Requirement ->
Read the entries below and pull out each line with the string "source".

──────── Information supplied

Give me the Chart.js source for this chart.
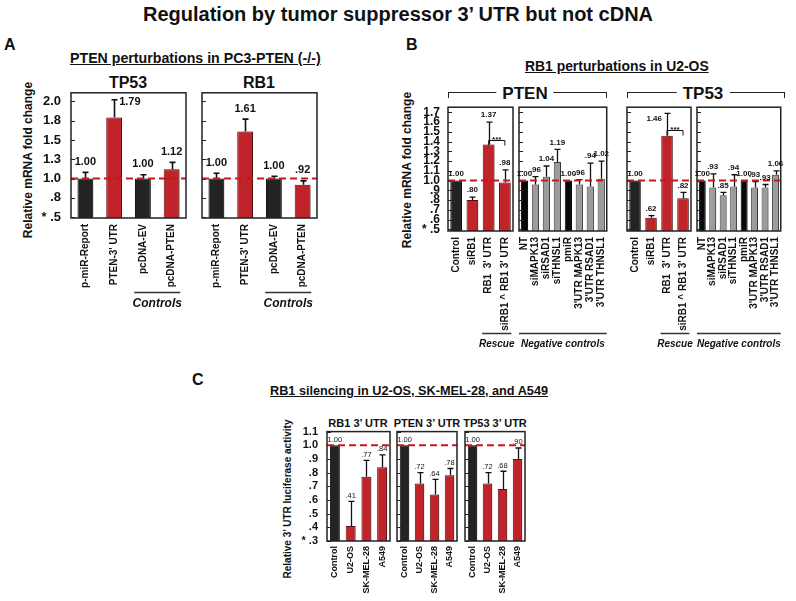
<!DOCTYPE html>
<html><head><meta charset="utf-8">
<script src="https://cdn.jsdelivr.net/npm/chart.js@4.4.1/dist/chart.umd.min.js"></script>
<style>
html,body{margin:0;padding:0;background:#fff;}
body{width:796px;height:601px;position:relative;overflow:hidden;font-family:"Liberation Sans",Arial,sans-serif;color:#111;}
.t{position:absolute;font-weight:bold;white-space:nowrap;line-height:1;}
.u{text-decoration:underline;}
.rot{position:absolute;font-weight:bold;white-space:nowrap;line-height:1;transform:translate(-50%,-50%) rotate(-90deg);}
.ctr{transform:translate(-50%,-50%);}
.brk{position:absolute;border:1.5px solid #222;border-bottom:none;height:5px;}
.hdr{position:absolute;font-weight:bold;font-size:17px;background:#fff;padding:0 6px;line-height:1;transform:translate(-50%,-50%);}
canvas{position:absolute;}
</style></head><body>

<div class="t" style="left:0;width:796px;text-align:center;top:4px;font-size:20px;">Regulation by tumor suppressor 3’ UTR but not cDNA</div>
<div class="t" style="left:4px;top:37px;font-size:16px;">A</div>
<div class="t" style="left:406px;top:37px;font-size:16px;">B</div>
<div class="t" style="left:192px;top:372px;font-size:16px;">C</div>

<div class="t u" style="left:70px;top:51px;font-size:14.2px;">PTEN perturbations in PC3-PTEN (-/-)</div>
<div class="t u" style="left:525px;top:60px;font-size:13.9px;">RB1 perturbations in U2-OS</div>
<div class="t u" style="left:270px;top:385px;font-size:12.7px;">RB1 silencing in U2-OS, SK-MEL-28, and A549</div>

<div class="t ctr" style="left:128px;top:83px;font-size:16px;">TP53</div>
<div class="t ctr" style="left:259px;top:83px;font-size:16px;">RB1</div>

<div class="brk" style="left:448px;top:92px;width:157px;"></div>
<div class="hdr" style="left:525px;top:93px;">PTEN</div>
<div class="brk" style="left:627px;top:92px;width:156px;"></div>
<div class="hdr" style="left:703px;top:93px;">TP53</div>

<div class="t ctr" style="left:358px;top:423px;font-size:11px;">RB1 3’ UTR</div>
<div class="t ctr" style="left:427px;top:423px;font-size:11px;">PTEN 3’ UTR</div>
<div class="t ctr" style="left:495px;top:423px;font-size:11px;">TP53 3’ UTR</div>

<div class="rot" style="left:28px;top:160px;font-size:12px;">Relative mRNA fold change</div>
<div class="rot" style="left:407px;top:170px;font-size:12px;">Relative mRNA fold change</div>
<div class="rot" style="left:288px;top:499px;font-size:10px;">Relative 3’ UTR luciferase activity</div>

<script>
// ---------- DATA ----------
// Panel A (PC3-PTEN -/-)
const aLabels = ['p-miR-Report', "PTEN-3' UTR", 'pcDNA-EV', 'pcDNA-PTEN'];
const aTP53 = [1.00, 1.79, 1.00, 1.12];
const aTP53Err = [0.08, 0.23, 0.05, 0.09];
const aRB1 = [1.00, 1.61, 1.00, 0.92];
const aRB1Err = [0.07, 0.16, 0.03, 0.05];
const aTicks = [0.5, 0.75, 1.0, 1.25, 1.5, 1.75, 2.0];
const aTickLabels = ['* .5', '.8', '1.0', '1.3', '1.5', '1.8', '2.0'];

// Panel B (U2-OS)
const bRescueLabels = ['Control', 'siRB1', "RB1  3' UTR", "siRB1 ^ RB1 3' UTR"];
const bNegLabels = ['NT', 'siMAPK13', 'siRSAD1', 'siTHNSL1', 'pmiR', "3'UTR MAPK13", "3'UTR RSAD1", "3'UTR THNSL1"];
const bPtenRescue = [1.00, 0.80, 1.37, 0.98];
const bPtenRescueErr = [0, 0.03, 0.23, 0.13];
const bPtenNeg = [1.00, 0.96, 1.04, 1.19, 1.00, 0.96, 0.94, 1.02];
const bPtenNegErr = [0, 0.08, 0.11, 0.13, 0, 0.05, 0.24, 0.18];
const bTp53Rescue = [1.00, 0.62, 1.46, 0.82];
const bTp53RescueErr = [0, 0.02, 0.23, 0.06];
const bTp53Neg = [1.00, 0.93, 0.85, 0.94, 1.00, 0.93, 0.93, 1.06];
const bTp53NegErr = [0, 0.14, 0.03, 0.12, 0, 0.06, 0.03, 0.04];
const bTicks = [0.5, 0.6, 0.7, 0.8, 0.9, 1.0, 1.1, 1.2, 1.3, 1.4, 1.5, 1.6, 1.7];
const bTickLabels = ['* .5', '.6', '.7', '.8', '.9', '1.0', '1.1', '1.2', '1.3', '1.4', '1.5', '1.6', '1.7'];

// Panel C (luciferase)
const cLabels = ['Control', 'U2-OS', 'SK-MEL-28', 'A549'];
const cRB1 = [1.00, 0.41, 0.77, 0.84];
const cRB1Err = [0, 0.18, 0.12, 0.09];
const cPTEN = [1.00, 0.72, 0.64, 0.78];
const cPTENErr = [0, 0.08, 0.11, 0.05];
const cTP53 = [1.00, 0.72, 0.68, 0.90];
const cTP53Err = [0, 0.08, 0.13, 0.08];
const cTicks = [0.3, 0.4, 0.5, 0.6, 0.7, 0.8, 0.9, 1.0, 1.1];
const cTickLabels = ['* .3', '.4', '.5', '.6', '.7', '.8', '.9', '1.0', '1.1'];

// ---------- STYLE ----------
const FONT = '"Liberation Sans", Arial, sans-serif';
const COLORS = {dark:'#232323', red:'#c1232a', gray:'#9c9c9c', black:'#080808'};
const BORDERS = {dark:'#111111', red:'#661010', gray:'#444444', black:'#000000'};
function fmt(v){ const s = v.toFixed(2); return v >= 1 ? s : s.replace(/^0/, ''); }

function makeAnnot(s){
  return {
    id:'annot',
    beforeDatasetsDraw(chart){
      const ctx = chart.ctx;
      ctx.save();
      ctx.shadowColor = 'rgba(0,0,0,0.30)'; ctx.shadowBlur = 4; ctx.shadowOffsetX = 3; ctx.shadowOffsetY = 0;
    },
    afterDatasetsDraw(chart){
      const ctx = chart.ctx, ca = chart.chartArea, ys = chart.scales.y;
      ctx.restore();
      const meta = chart.getDatasetMeta(0);
      const catW = ca.width / s.labels.length;
      ctx.save();
      // inner ticks
      ctx.strokeStyle = '#222'; ctx.lineWidth = 1;
      s.ticks.forEach(v => { const y = Math.round(ys.getPixelForValue(v)) + 0.5; ctx.beginPath(); ctx.moveTo(ca.left, y); ctx.lineTo(ca.left + 4, y); ctx.stroke(); });
      // error bars
      ctx.strokeStyle = '#111'; ctx.lineWidth = s.errW;
      s.values.forEach((v, i) => {
        const e = s.errs[i]; if (!e) return;
        const x = Math.round(meta.data[i].x) + 0.5;
        const ya = ys.getPixelForValue(v), yb = ys.getPixelForValue(v + e);
        ctx.beginPath(); ctx.moveTo(x, ya); ctx.lineTo(x, yb);
        ctx.moveTo(x - s.cap, yb); ctx.lineTo(x + s.cap, yb); ctx.stroke();
      });
      // reference line
      const yr = ys.getPixelForValue(1.0);
      ctx.strokeStyle = '#c8161d'; ctx.lineWidth = 2; ctx.setLineDash([7, 4]);
      ctx.beginPath(); ctx.moveTo(ca.left, yr); ctx.lineTo(ca.right, yr); ctx.stroke();
      ctx.setLineDash([]);
      // box
      ctx.strokeStyle = '#222'; ctx.lineWidth = 1.5;
      ctx.strokeRect(ca.left, ca.top, ca.width, ca.height);
      // value labels
      ctx.fillStyle = '#111'; ctx.font = s.valFont;
      s.values.forEach((v, i) => {
        const x = meta.data[i].x;
        const yt = ys.getPixelForValue(v + (s.errs[i] || 0));
        const side = s.side && s.side[i];
        if (side === 'right') { ctx.textAlign = 'left'; ctx.textBaseline = 'middle'; ctx.fillText(fmt(v), x + s.cap + 2, yt + 2); }
        else if (side === 'left') { ctx.textAlign = 'right'; ctx.textBaseline = 'middle'; ctx.fillText(fmt(v), x - s.cap - 2, yt + 5); }
        else { ctx.textAlign = 'center'; ctx.textBaseline = 'bottom'; ctx.fillText(fmt(v), x, yt - s.valGap); }
      });
      // significance bracket
      if (s.sig) {
        const x1 = meta.data[s.sig.from].x, x2 = meta.data[s.sig.to].x;
        const y = Math.round(ys.getPixelForValue(s.sig.y)) + 0.5;
        ctx.strokeStyle = '#111'; ctx.lineWidth = 1;
        ctx.beginPath(); ctx.moveTo(x1, y + 5); ctx.lineTo(x1, y); ctx.lineTo(x2, y); ctx.lineTo(x2, y + 5); ctx.stroke();
        ctx.font = 'bold 8px ' + FONT; ctx.textAlign = 'center'; ctx.textBaseline = 'bottom';
        ctx.fillText('***', (x1 + x2) / 2, y + 3);
      }
      // group labels
      (s.groups || []).forEach(g => {
        const xa = meta.data[g.from].x - catW * g.ext, xb = meta.data[g.to].x + catW * g.ext;
        const ly = Math.round(ca.bottom + g.lineY) + 0.5;
        ctx.strokeStyle = '#333'; ctx.lineWidth = 1.5;
        ctx.beginPath(); ctx.moveTo(xa, ly); ctx.lineTo(xb, ly); ctx.stroke();
        ctx.font = g.font; ctx.textAlign = 'center'; ctx.textBaseline = 'middle';
        ctx.fillText(g.text, (xa + xb) / 2, ca.bottom + g.textY);
      });
      ctx.restore();
    }
  };
}

function build(s){
  const cv = document.createElement('canvas');
  const left = s.pl - s.yW, top = s.pt - s.padT;
  const W = s.pr - left + s.padR, H = s.pb + s.xH - top;
  cv.width = W; cv.height = H;
  cv.style.left = left + 'px'; cv.style.top = top + 'px';
  cv.style.width = W + 'px'; cv.style.height = H + 'px';
  document.body.appendChild(cv);
  const chart = new Chart(cv, {
    type: 'bar',
    data: { labels: s.labels, datasets: [{ data: s.values,
      backgroundColor: s.colors.map(c => COLORS[c]), borderColor: s.colors.map(c => BORDERS[c]), borderWidth: 1,
      barPercentage: s.barPct, categoryPercentage: 1 }] },
    options: {
      responsive: false, animation: false, devicePixelRatio: 1,
      layout: { padding: { top: s.padT, right: s.padR, left: 0, bottom: 0 } },
      plugins: { legend: { display: false }, tooltip: { enabled: false }, title: { display: false } },
      scales: {
        x: { grid: { display: false, drawTicks: false }, border: { display: false },
          ticks: { autoSkip: false, minRotation: 90, maxRotation: 90, padding: s.xPad, color: '#111',
            font: { family: FONT, weight: 'bold', size: s.xFont } },
          afterFit(sc) { sc.height = s.xH; } },
        y: { min: s.min, max: s.max, grid: { display: false, drawTicks: false }, border: { display: false },
          afterBuildTicks(sc) { sc.ticks = s.ticks.map(v => ({ value: v })); },
          ticks: { autoSkip: false, padding: s.yPad, color: '#111', font: { family: FONT, weight: 'bold', size: s.yFont },
            callback: (v) => { if (!s.showY) return ''; const i = s.ticks.findIndex(t => Math.abs(t - v) < 1e-6); return i < 0 ? '' : s.tickLabels[i]; } },
          afterFit(sc) { sc.width = s.yW; } }
      }
    },
    plugins: [makeAnnot(s)]
  });
  const ca = chart.chartArea;
  cv.style.left = (s.pl - ca.left) + 'px';
  cv.style.top = (s.pt - ca.top) + 'px';
  return chart;
}

// ---------- PANEL A ----------
const aBase = { pt: 93, pb: 224, min: 0.49, max: 2.11, ticks: aTicks, tickLabels: aTickLabels,
  padT: 12, padR: 12, xH: 100, xPad: 6, xFont: 10, yFont: 13, yPad: 10, barPct: 0.55, cap: 3, errW: 1.6,
  valFont: 'bold 11px ' + FONT, valGap: 5, labels: aLabels, colors: ['dark', 'red', 'dark', 'red'],
  groups: [{ from: 2, to: 3, text: 'Controls', lineY: 74, textY: 86, ext: 0.3, font: 'italic bold 12px ' + FONT }] };
build(Object.assign({}, aBase, { pl: 71, pr: 186, yW: 45, showY: true, values: aTP53, errs: aTP53Err, side: { 1: 'right' } }));
build(Object.assign({}, aBase, { pl: 202, pr: 317, yW: 10, showY: false, values: aRB1, errs: aRB1Err }));

// ---------- PANEL B ----------
const bBase = { pt: 107, pb: 234, min: 0.483, max: 1.753, ticks: bTicks, tickLabels: bTickLabels,
  padT: 12, padR: 12, xH: 125, xPad: 6, xFont: 10, yFont: 12, yPad: 8, cap: 3, errW: 1.3,
  valFont: 'bold 8px ' + FONT, valGap: 3 };
const rescueGroup = [{ from: 2, to: 3, text: 'Rescue', lineY: 102, textY: 113, ext: 0.4, font: 'italic bold 10px ' + FONT }];
const negGroup = [{ from: 0, to: 7, text: 'Negative controls', lineY: 102, textY: 113, ext: 0.5, font: 'italic bold 10px ' + FONT }];
build(Object.assign({}, bBase, { pl: 448, pr: 513, yW: 40, showY: true, labels: bRescueLabels, values: bPtenRescue, errs: bPtenRescueErr,
  colors: ['dark', 'red', 'red', 'red'], barPct: 0.72, groups: rescueGroup, sig: { from: 2, to: 3, y: 1.42 } }));
build(Object.assign({}, bBase, { pl: 519, pr: 608, yW: 8, showY: false, labels: bNegLabels, values: bPtenNeg, errs: bPtenNegErr,
  colors: ['black', 'gray', 'gray', 'gray', 'black', 'gray', 'gray', 'gray'], barPct: 0.66, groups: negGroup }));
build(Object.assign({}, bBase, { pl: 627, pr: 691, yW: 8, showY: false, labels: bRescueLabels, values: bTp53Rescue, errs: bTp53RescueErr,
  colors: ['dark', 'red', 'red', 'red'], barPct: 0.72, groups: rescueGroup, sig: { from: 2, to: 3, y: 1.52 }, side: { 2: 'left' } }));
build(Object.assign({}, bBase, { pl: 697, pr: 786, yW: 8, showY: false, padR: 8, labels: bNegLabels, values: bTp53Neg, errs: bTp53NegErr,
  colors: ['black', 'gray', 'gray', 'gray', 'black', 'gray', 'gray', 'gray'], barPct: 0.66, groups: negGroup }));

// ---------- PANEL C ----------
const cBase = { pt: 432, pb: 547, min: 0.3, max: 1.1, ticks: cTicks, tickLabels: cTickLabels,
  padT: 10, padR: 10, xH: 54, xPad: 5, xFont: 9, yFont: 11, yPad: 9, cap: 3, errW: 1.3, barPct: 0.63,
  valFont: '7.5px ' + FONT, valGap: 2, labels: cLabels, colors: ['dark', 'red', 'red', 'red'] };
build(Object.assign({}, cBase, { pl: 327, pr: 390, yW: 35, showY: true, values: cRB1, errs: cRB1Err }));
build(Object.assign({}, cBase, { pl: 397, pr: 457, yW: 6, showY: false, values: cPTEN, errs: cPTENErr }));
build(Object.assign({}, cBase, { pl: 465, pr: 525, yW: 6, showY: false, values: cTP53, errs: cTP53Err }));
</script>
</body></html>
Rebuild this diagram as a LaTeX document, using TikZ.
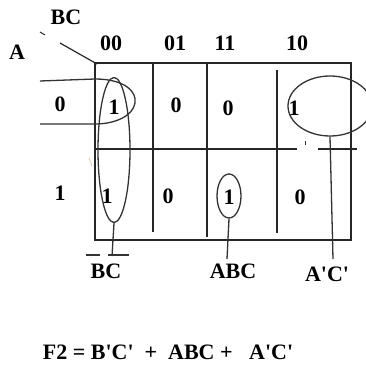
\documentclass[tikz,border=0pt]{standalone}
\usepackage{fontspec}
\setmainfont{Liberation Serif}
\usetikzlibrary{shapes.geometric}
\newcommand{\ap}{\textquotesingle}
\begin{document}
\begin{tikzpicture}[x=1pt,y=-1pt,
  lbl/.style={font=\fontsize{22}{24}\selectfont\bfseries, inner sep=0pt, text=black},
  gridline/.style={line width=1.5pt, draw=black!85},
  loop/.style={line width=1.3pt, draw=black!80},
  oval/.style={ellipse, loop, inner sep=0pt}
]
\useasboundingbox (0,0) rectangle (365,366);
% header labels
\node[lbl] (bctop) at (66,17) {BC};
\node[lbl] (atop) at (17,52) {A};
\node[lbl] (h00) at (111,43) {00};
\node[lbl] (h01) at (175,43) {01};
\node[lbl] (h11) at (225,43) {11};
\node[lbl] (h10) at (297,43) {10};
\node[lbl] (r0) at (60,104) {0};
\node[lbl] (r1) at (60,193) {1};
% cells
\node[lbl] (c000) at (114,107) {1};
\node[lbl] (c001) at (176,105) {0};
\node[lbl] (c011) at (228,108) {0};
\node[lbl] (c010) at (294,108) {1};
\node[lbl] (c100) at (107,196) {1};
\node[lbl] (c101) at (168,196) {0};
\node[lbl] (c111) at (229,197) {1};
\node[lbl] (c110) at (300,197) {0};
% grid
\draw[gridline] (95,63) rectangle (351,240);
\draw[gridline] (95,149) -- (297,149);
\draw[gridline] (318,149) -- (357,149);
\draw[gridline] (153,63) -- (153,232);
\draw[gridline] (207,63) -- (207,237);
\draw[gridline] (277,70) -- (277,233);
\draw[line width=1pt, black!80] (305,141) -- (305,145);
\draw[line width=0.8pt, brown!40] (89,158) -- (92,166);
% diagonal
\draw[line width=1pt, black!85] (40,32) -- (45,35);
\draw[line width=1.2pt, black!85] (60,43) -- (97,64);
% groups
\node[oval, minimum width=32pt, minimum height=145pt] (eBC) at (114,150) {};
\node[oval, minimum width=24pt, minimum height=44pt] (eABC) at (229,196) {};
\node[oval, minimum width=84pt, minimum height=60pt] (eAC) at (330,106) {};
\draw[loop] (40,81) -- (95,79) .. controls (125,79) and (137,92) .. (135,103)
  .. controls (133,116) and (115,124) .. (95,124) -- (40,124);
% bottom labels
\node[lbl] (lBC) at (106,271) {BC};
\node[lbl] (lABC) at (233,271) {ABC};
\node[lbl] (lAC) at (327,274) {A\ap C\ap};
\coordinate (tBC) at (112,256);
\coordinate (tABC) at (227,259);
\coordinate (tAC) at (333,259);
\draw[loop] (86,255) -- (100,255);
\draw[loop] (108,255) -- (129,255);
\draw[loop] (eBC.south) -- (tBC);
\draw[loop] (eABC.south) -- (tABC);
\draw[loop] (eAC.south) -- (tAC);
% formula
\node[lbl] (f2) at (168,352) {F2 = B\ap C\ap\ \ +\ \ ABC +\ \ \ A\ap C\ap};
\end{tikzpicture}
\end{document}
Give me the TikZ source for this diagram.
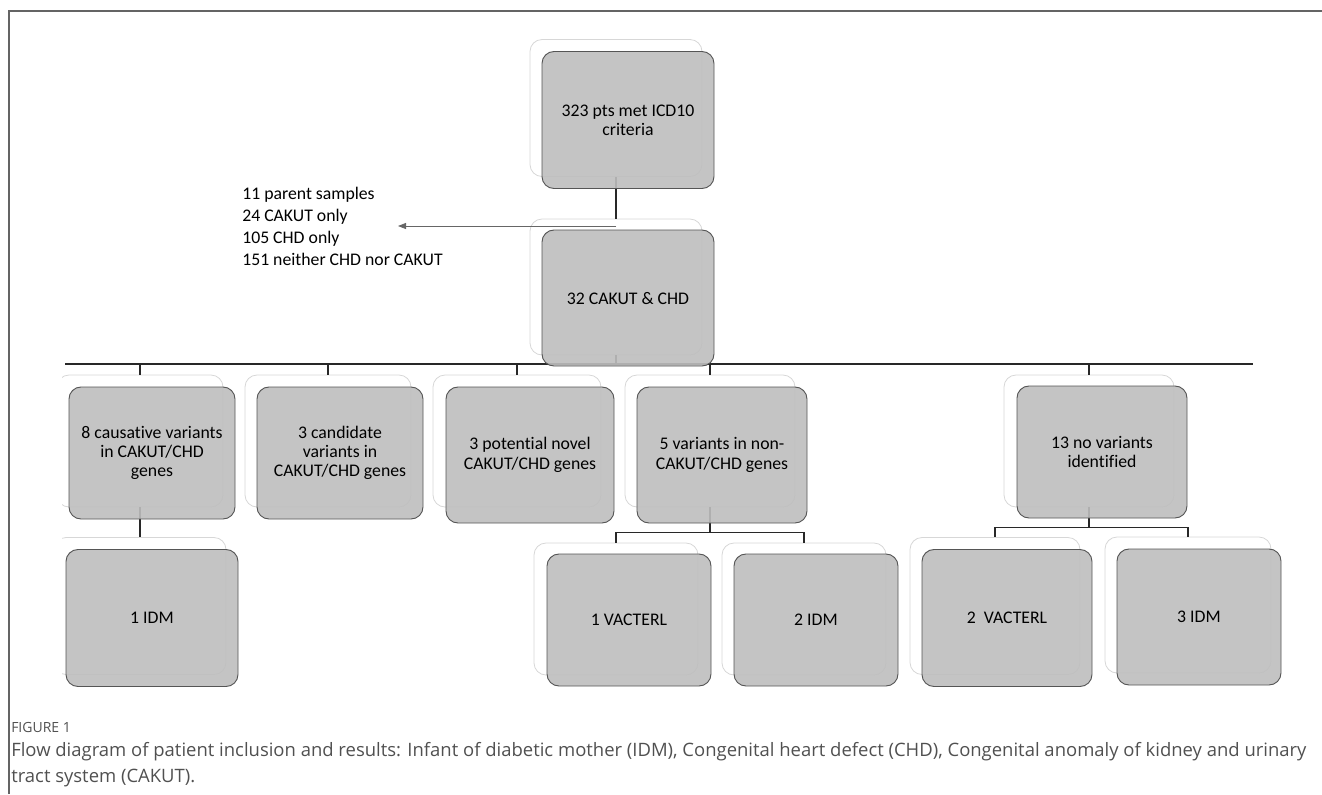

────────────────

Response for this exercise ->
Give me the Chart.js source for this chart.
Give me the TikZ source for this diagram.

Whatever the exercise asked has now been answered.